Listing 8.13 The results of bitmap.sql.
3 is the cardinality of Index GEO_LOC_PK on column GEO_LOC_TY_CD of
table DON.GEM_LCC
4 is the cardinality of Index REGION_IDX on column REHION of table
DON.CUSTOMER
7 is the cardinality of Index GM_LCK on column GEO_LC_TCD of table
DON.GEM_LCC
8 is the cardinality of Index USR_IDX on column USR_CD of table
DON.CUSTOMER
50 is the cardinality of Index STATE_IDX on column STATE_ABBR of
table DON.CUSTOMER
3117 is the cardinality of Index ZIP_IDX on column ZIP_CD of table
DON.GEM_LCC
71,513 is the cardinality of Index GEO_LOC_PK on column GEO_LOC_CD
of table DON.GEM_LCC
83,459 is the cardinality of Index GEO_KEY_PK on column
GEO_LOC_TY_CD of table DON.GEM_LCC
Of course, columns such as GENDER and REGION should be made into
bitmaps--but what about STATE with 50 values, or area_code with a
few hundred values?
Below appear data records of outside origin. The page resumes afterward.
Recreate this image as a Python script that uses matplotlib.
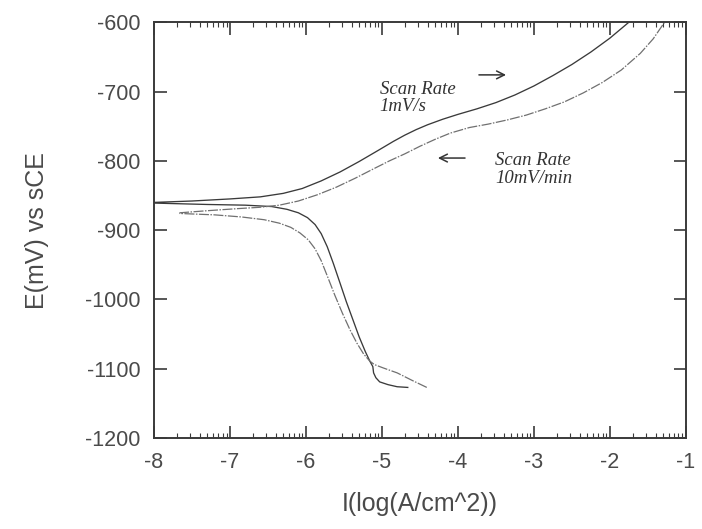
import numpy as np
import matplotlib
matplotlib.use('Agg')
import matplotlib.pyplot as plt
from matplotlib.ticker import FixedLocator

plt.rcParams['axes.unicode_minus'] = False

# curve A - scan rate 1 mV/s (solid)
a_cath_x = [-4.66, -4.80, -4.92, -5.03, -5.08, -5.11, -5.12, -5.16, -5.22, -5.30, -5.38, -5.47, -5.55,
            -5.64, -5.72, -5.80, -5.88, -5.98, -6.10, -6.25, -6.45, -6.8, -7.3, -8.0]
a_cath_y = [-1127, -1126, -1123, -1119, -1113, -1106, -1097, -1089, -1075, -1054, -1030, -1003, -977,
            -948, -924, -905, -892, -882, -875, -870, -866, -864, -863, -861]
a_anod_x = [-8.0, -7.5, -7.0, -6.6, -6.3, -6.05, -5.8, -5.55, -5.3, -5.05, -4.85, -4.7, -4.55, -4.4,
            -4.2, -4.0, -3.75, -3.5, -3.25, -3.0, -2.75, -2.5, -2.25, -2.0, -1.75]
a_anod_y = [-860, -858, -855, -852, -847, -840, -829, -816, -801, -785, -772, -763, -755, -748,
            -740, -733, -725, -716, -705, -692, -677, -661, -643, -623, -600]

# curve B - scan rate 10 mV/min (lighter)
b_cath_x = [-4.41, -4.60, -4.80, -4.98, -5.10, -5.16, -5.24, -5.33, -5.42, -5.52, -5.62, -5.72,
            -5.80, -5.88, -5.97, -6.08, -6.20, -6.35, -6.55, -6.85, -7.2, -7.66]
b_cath_y = [-1127, -1117, -1106, -1099, -1094, -1089, -1079, -1063, -1044, -1020, -994, -966,
            -944, -927, -914, -904, -896, -890, -885, -881, -878, -876]
b_anod_x = [-7.66, -7.3, -6.9, -6.6, -6.35, -6.1, -5.85, -5.6, -5.35, -5.1, -4.9, -4.7, -4.5,
            -4.3, -4.1, -3.85, -3.6, -3.35, -3.1, -2.85, -2.6, -2.35, -2.1, -1.85, -1.6, -1.43, -1.28]
b_anod_y = [-875, -872, -869, -867, -864, -858, -849, -838, -825, -811, -800, -790, -779,
            -769, -760, -752, -747, -741, -734, -725, -715, -702, -687, -669, -645, -624, -600]

x_ticks = [-8, -7, -6, -5, -4, -3, -2, -1]
y_ticks = [-1200, -1100, -1000, -900, -800, -700, -600]

fig = plt.figure(figsize=(7.02, 5.29), dpi=100)
ax = fig.add_axes([0.2194, 0.172, 0.7576, 0.786])

ink = '#3a3a3a'
ax.plot(a_cath_x + a_anod_x, a_cath_y + a_anod_y, color=ink, lw=0.95)
ax.plot(b_cath_x + b_anod_x, b_cath_y + b_anod_y, color='#707070', lw=0.9,
        linestyle=(0, (8, 1.2, 1.2, 1.2)))

ax.set_xlim(-8, -1)
ax.set_ylim(-1200, -600)
ax.set_xticks(x_ticks)
ax.set_yticks(y_ticks)
minor = [d + np.log10(k) for d in x_ticks[:-1] for k in range(2, 10)]
ax.xaxis.set_minor_locator(FixedLocator(minor))

ax.tick_params(axis='both', which='major', direction='in', top=True, right=True,
               length=9, width=1.2, color=ink, labelsize=15.5, labelcolor='#4a4a4a', pad=10)
ax.tick_params(axis='x', which='minor', direction='in', top=True, length=3.5, width=0.8, color=ink)
for sp in ax.spines.values():
    sp.set_color(ink)
    sp.set_linewidth(1.4)

for lab in ax.get_xticklabels() + ax.get_yticklabels():
    lab.set_family('Liberation Sans')

ax.set_xlabel('I(log(A/cm^2))', fontsize=18, color='#4a4a4a', family='Liberation Sans', labelpad=14)
ax.set_ylabel('E(mV) vs sCE', fontsize=18, color='#4a4a4a', family='Liberation Sans', labelpad=26)

# annotations
txt = dict(fontsize=13.5, style='italic', family='Liberation Serif', color='#333333', va='center')
ax.text(-5.03, -697, 'Scan Rate', **txt)
ax.text(-5.03, -722, '1mV/s', **txt)
ax.annotate('', xy=(-3.33, -676), xytext=(-3.76, -676),
            arrowprops=dict(arrowstyle='->', color='#333333', lw=1.1, mutation_scale=14))
ax.text(-3.51, -799, 'Scan Rate', **txt)
ax.text(-3.51, -826, '10mV/min', **txt)
ax.annotate('', xy=(-4.30, -796), xytext=(-3.87, -796),
            arrowprops=dict(arrowstyle='->', color='#333333', lw=1.1, mutation_scale=14))

fig.savefig('out.png', dpi=100)
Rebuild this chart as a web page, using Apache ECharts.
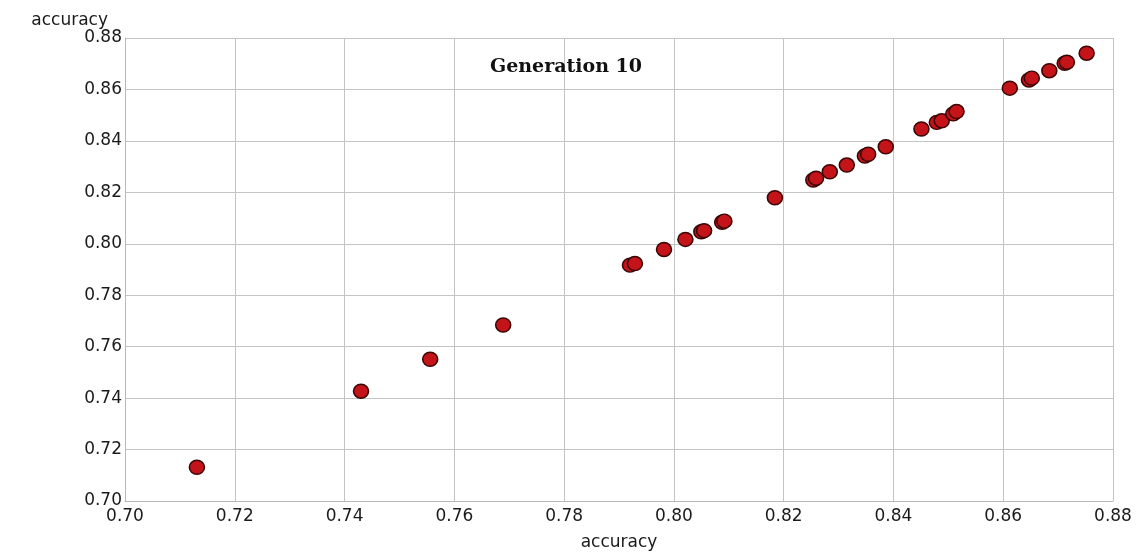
<!DOCTYPE html>
<html>
<head>
<meta charset="utf-8">
<script src="https://cdn.jsdelivr.net/npm/echarts@6/dist/echarts.min.js"></script>
<style>html,body{margin:0;padding:0;background:#fff}#c{width:1144px;height:552px}</style>
</head>
<body>
<div id="c"></div>
<script>
const titleText = "Generation 10";
const xName = "accuracy";
const yName = "accuracy";
const xs = [0.7131,0.7430,0.7556,0.7689,0.7920,0.7929,0.7982,0.8021,0.8050,0.8055,0.8088,0.8092,0.8184,0.8254,0.8259,0.8284,0.8315,0.8348,0.8354,0.8386,0.8451,0.8479,0.8488,0.8509,0.8515,0.8612,0.8647,0.8652,0.8684,0.8712,0.8716,0.8752];
const ys = [0.7131,0.7427,0.7551,0.7684,0.7917,0.7923,0.7978,0.8017,0.8047,0.8051,0.8084,0.8088,0.8179,0.8248,0.8255,0.8280,0.8306,0.8341,0.8348,0.8377,0.8446,0.8472,0.8478,0.8505,0.8514,0.8605,0.8637,0.8644,0.8673,0.8702,0.8706,0.8741];
const points = xs.map((x,i)=>[x,ys[i]]);
const chart = echarts.init(document.getElementById('c'));
const axisFont = {color:'#1a1a1a', fontSize:17, fontFamily:'DejaVu Sans, Verdana, sans-serif'};
chart.setOption({
  animation:false,
  backgroundColor:'#fff',
  title:{text:titleText,left:561,top:53,textAlign:'center',
    textStyle:{fontFamily:'DejaVu Serif, serif',fontWeight:'bold',fontSize:19,color:'#111'}},
  grid:{left:125,right:31,top:38,bottom:51,containLabel:false,outerBoundsMode:'none'},
  xAxis:{type:'value',min:0.70,max:0.88,interval:0.02,
    name:xName,nameLocation:'middle',nameGap:33,nameTextStyle:axisFont,
    axisLine:{show:true,lineStyle:{color:'#b8b8b8'}},axisTick:{show:false},
    axisLabel:Object.assign({formatter:v=>v.toFixed(2),margin:7},axisFont),
    splitLine:{show:true,lineStyle:{color:'#c4c4c4',width:1}}},
  yAxis:{type:'value',min:0.70,max:0.88,interval:0.02,
    name:yName,nameLocation:'end',nameGap:9,
    nameTextStyle:Object.assign({align:'right',padding:[0,17,0,0]},axisFont),
    axisLine:{show:true,lineStyle:{color:'#b8b8b8'}},axisTick:{show:false},
    axisLabel:Object.assign({formatter:v=>v.toFixed(2),margin:3},axisFont),
    splitLine:{show:true,lineStyle:{color:'#c4c4c4',width:1}}},
  series:[{type:'scatter',data:points,symbol:'circle',symbolSize:[15,14],
    itemStyle:{color:'#c4141a',borderColor:'#3a0505',borderWidth:1.5,opacity:1}}]
});
</script>
</body>
</html>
Intuition tells us that the benefits from
bitmapped indexes are a function of the cardinality and the number
of rows in the table, but no hard and fast rule exists for
identifying what type of index is always best. An heuristic approach
is called for, and it is relatively easy for the Remote DBA to create a
b-tree index, run a timed query, re-create the index with the BITMAP
option, and re-execute the timed query.
Regardless, bitmapped indexes are critical to the performance of
decision support system, especially those that are queried in an
ad-hoc fashion against hundreds of column values. See Chapter 10,
Tuning Oracle Data Warehouse And OLAP Applications, for a discussion
of the applications of bitmapped indexes.